L’uranium enrichi de l’Iran s’approche rapidement des 90% (AFP).

Un effort presque international

  L’incident du 11 avril est considéré par Téhéran comme un sabotage. Cette déduction s’explique par l’explosion « terroriste » ayant frappé une autre usine du même site en juillet 2020, d’origine inconnue. Pour l’heure, la diplomatie iranienne accuse Israël, ennemi de toujours de la République islamique, et prévoit une « vengeance ». Le président Rohani présente l’enrichissement de l’uranium à 60% comme une réponse au « terrorisme nucléaire israélien ». Le New York Times évoque une possible responsabilité des États-Unis, démentie par le pouvoir.

  Le 6 avril ont débuté des pourparlers pour faire réintégrer Washington à l’accord de Vienne, ce que Joe Biden a déclaré souhaiter.
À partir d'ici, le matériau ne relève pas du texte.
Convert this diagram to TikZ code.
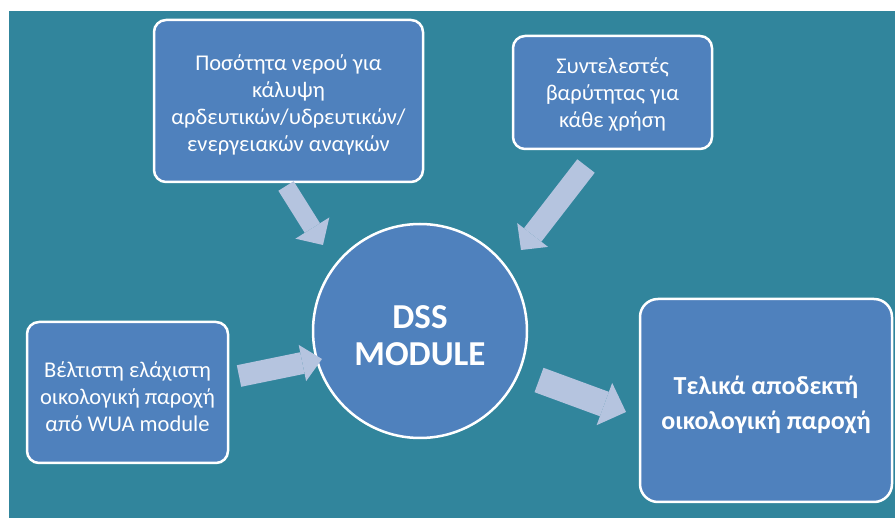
\documentclass[tikz,border=0pt]{standalone}
\usepackage{fontspec}
\setmainfont{Carlito}
\usetikzlibrary{arrows.meta}
\definecolor{bgteal}{RGB}{49,133,156}
\definecolor{boxblue}{RGB}{79,129,189}
\definecolor{arrowblue}{RGB}{181,196,223}
\begin{document}
\begin{tikzpicture}[x=1pt,y=-1pt,
  box/.style={draw=white,line width=2.5pt,fill=boxblue,rounded corners=12pt,inner sep=0pt},
  boxtext/.style={text=white,align=center,inner sep=0pt,font=\fontsize{22.5}{27}\selectfont},
  bigtext/.style={text=white,align=center,inner sep=0pt,font=\bfseries\fontsize{#1}{35}\selectfont},
  blockarrow/.style n args={3}{draw=arrowblue,line width=#1,
    -{Triangle[width=#2,length=#3,line width=0pt]}},
]
\useasboundingbox (0,0) rectangle (895,518);
\fill[white] (0,0) rectangle (895,518);
\fill[bgteal] (9,11) rectangle (895,518);

\node[box,minimum width=269pt,minimum height=162pt] (water) at (288.5,101) {};
\node[boxtext] (waterT) at ([yshift=-4pt]water.center)
  {Ποσότητα νερού για\\κάλυψη\\αρδευτικών/υδρευτικών/\\ενεργειακών αναγκών};
\node[box,minimum width=199pt,minimum height=113pt] (weights) at (612.5,92.5) {};
\node[boxtext] (weightsT) at ([yshift=-2pt]weights.center)
  {Συντελεστές\\βαρύτητας για\\κάθε χρήση};
\node[box,minimum width=201pt,minimum height=141pt] (optimal) at (127.5,392.5) {};
\node[boxtext] (optimalT) at ([yshift=-4pt]optimal.center)
  {Βέλτιστη ελάχιστη\\οικολογική παροχή\\από WUA module};
\node[box,rounded corners=18pt,minimum width=252pt,minimum height=203pt] (final) at (766,400.5) {};
\node[bigtext=26] (finalT) at ([yshift=-4pt]final.center)
  {Τελικά αποδεκτή\\οικολογική παροχή};
\node[circle,draw=white,line width=2.5pt,fill=boxblue,minimum size=214pt,
  inner sep=0pt] (dss) at (420,331) {};
\node[text=white,align=center,inner sep=0pt,
  font=\bfseries\fontsize{35}{37}\selectfont] (dssT) at ([yshift=-5pt]dss.center) {DSS\\MODULE};

\coordinate (a1s) at (286,186); \coordinate (a1e) at (323,245);
\coordinate (a2s) at (586,166); \coordinate (a2e) at (521,250);
\coordinate (a3s) at (239,376); \coordinate (a3e) at (322,359);
\coordinate (a4s) at (539,380); \coordinate (a4e) at (626,412);

\draw[blockarrow={18pt}{40pt}{20pt}] (a1s) -- (a1e);
\draw[blockarrow={22pt}{39pt}{19pt}] (a2s) -- (a2e);
\draw[blockarrow={22pt}{37pt}{20pt}] (a3s) -- (a3e);
\draw[blockarrow={26pt}{45pt}{23pt}] (a4s) -- (a4e);
\end{tikzpicture}
\end{document}
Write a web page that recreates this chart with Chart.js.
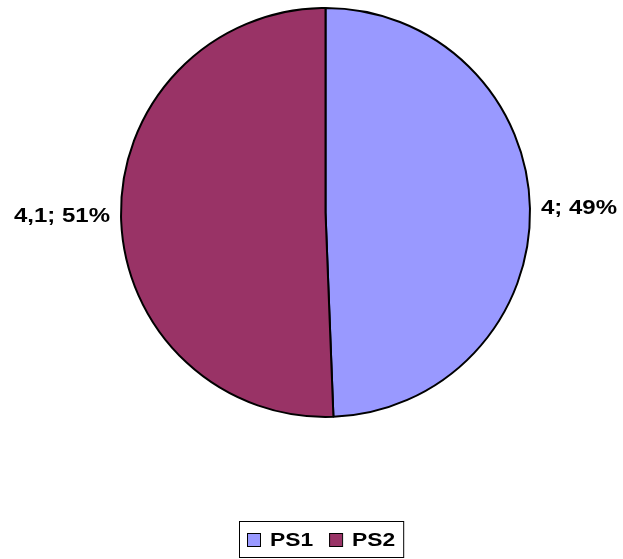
<!DOCTYPE html>
<html>
<head>
<meta charset="utf-8">
<script src="https://cdn.jsdelivr.net/npm/chart.js@4"></script>
<style>
  body { margin: 0; background: #fff; }
  #wrap { width: 623px; height: 559px; }
</style>
</head>
<body>
<div id="wrap"><canvas id="chart" width="623" height="559"></canvas></div>
<script>
const labels = ["PS1", "PS2"];
const values = [4, 4.1];
const colors = ["#9999FF", "#993366"];

const FONT = "Liberation Sans";
const STRETCH = 1.2; // the source text is a bit wide

// value; percent labels outside each slice
const outsideLabels = {
  id: "outsideLabels",
  afterDatasetsDraw(chart) {
    const ctx = chart.ctx;
    const meta = chart.getDatasetMeta(0);
    const total = values.reduce((a, b) => a + b, 0);
    ctx.save();
    ctx.font = "bold 20px '" + FONT + "'";
    ctx.fillStyle = "#000";
    ctx.textBaseline = "middle";
    meta.data.forEach((arc, i) => {
      const mid = (arc.startAngle + arc.endAngle) / 2;
      const r = arc.outerRadius + 11;
      const x = arc.x + Math.cos(mid) * r;
      const y = arc.y + Math.sin(mid) * r;
      const pct = Math.round(values[i] / total * 100);
      const txt = String(values[i]).replace(".", ",") + "; " + pct + "%";
      ctx.save();
      ctx.translate(x, y);
      ctx.scale(STRETCH, 1);
      ctx.textAlign = Math.cos(mid) >= 0 ? "left" : "right";
      ctx.fillText(txt, 0, 0);
      ctx.restore();
    });
    ctx.restore();
  }
};

// boxed legend at the bottom
const boxLegend = {
  id: "boxLegend",
  afterDraw(chart) {
    const ctx = chart.ctx;
    ctx.save();
    ctx.font = "bold 19px '" + FONT + "'";
    const sq = 13, gapSq = 10, gapItem = 16, pad = 8;
    const tw = l => ctx.measureText(l).width * STRETCH;
    let w = pad * 2;
    labels.forEach((l, i) => {
      w += sq + gapSq + tw(l);
      if (i < labels.length - 1) w += gapItem;
    });
    const top = 521, bottom = 557, cy = 540;
    const left = Math.round(321.5 - w / 2);
    ctx.strokeStyle = "#000";
    ctx.lineWidth = 1;
    ctx.strokeRect(left + 0.5, top + 0.5, w, bottom - top);
    let x = left + pad;
    ctx.textBaseline = "middle";
    ctx.textAlign = "left";
    labels.forEach((l, i) => {
      ctx.fillStyle = colors[i];
      ctx.fillRect(x, cy - 7, sq, sq);
      ctx.strokeStyle = "#000";
      ctx.strokeRect(x + 0.5, cy - 7 + 0.5, sq, sq);
      x += sq + gapSq;
      ctx.fillStyle = "#000";
      ctx.save();
      ctx.translate(x, cy + 1);
      ctx.scale(STRETCH, 1);
      ctx.fillText(l, 0, 0);
      ctx.restore();
      x += tw(l) + gapItem;
    });
    ctx.restore();
  }
};

new Chart(document.getElementById("chart"), {
  type: "pie",
  data: {
    labels: labels,
    datasets: [{
      data: values,
      backgroundColor: colors,
      borderColor: "#000",
      borderWidth: 2
    }]
  },
  options: {
    responsive: false,
    animation: false,
    layout: { padding: { left: 120, right: 92, top: 7, bottom: 141 } },
    plugins: {
      legend: { display: false },
      tooltip: { enabled: false }
    }
  },
  plugins: [outsideLabels, boxLegend]
});
</script>
</body>
</html>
Ce retour pourrait faire changer bien des choses : la Russie, en se plaçant du côté de l’Iran, exige que : « Toutes les sanctions unilatérales prises à Washington en violation directe de l’accord doivent être annulées » (Sergueï Lavrov, ministre des Affaires étrangères russe). Ce dernier s’était montré optimiste lors d’un point presse à Téhéran, en déclarant : « Nous tablons sur le fait qu’on pourra sauvegarder l’accord et que Washington reviendra enfin à (sa) mise en œuvre pleine et entière. » 

Quant aux puissances occidentales, le respect strict de l’accord de Vienne par la République islamique est une condition incontournable pour continuer à traiter pacifiquement.

  Le jeudi 15 avril s’est tenue la réunion entre l’Allemagne, la France, le Royaume-Uni, la Chine, la Russie et l’Iran, initialement prévue le mardi précédent, alors que les conservateurs iraniens réclamaient l’arrêt de ces discussions (AFP). L’ambassadeur russe en Autriche Mikhail Ulyanov a ressenti une « impression générale positive », tandis que le coordinateur de l’Union européenne Enrique Mora se réjouissait de l’aboutissement de l’évènement. L’Iran, qui depuis le vendredi 16 avril produit de l’uranium enrichit à 60%, a annoncé dans un communiqué qu’il refuserait toutes négociations qui « traîneraient en longueur ».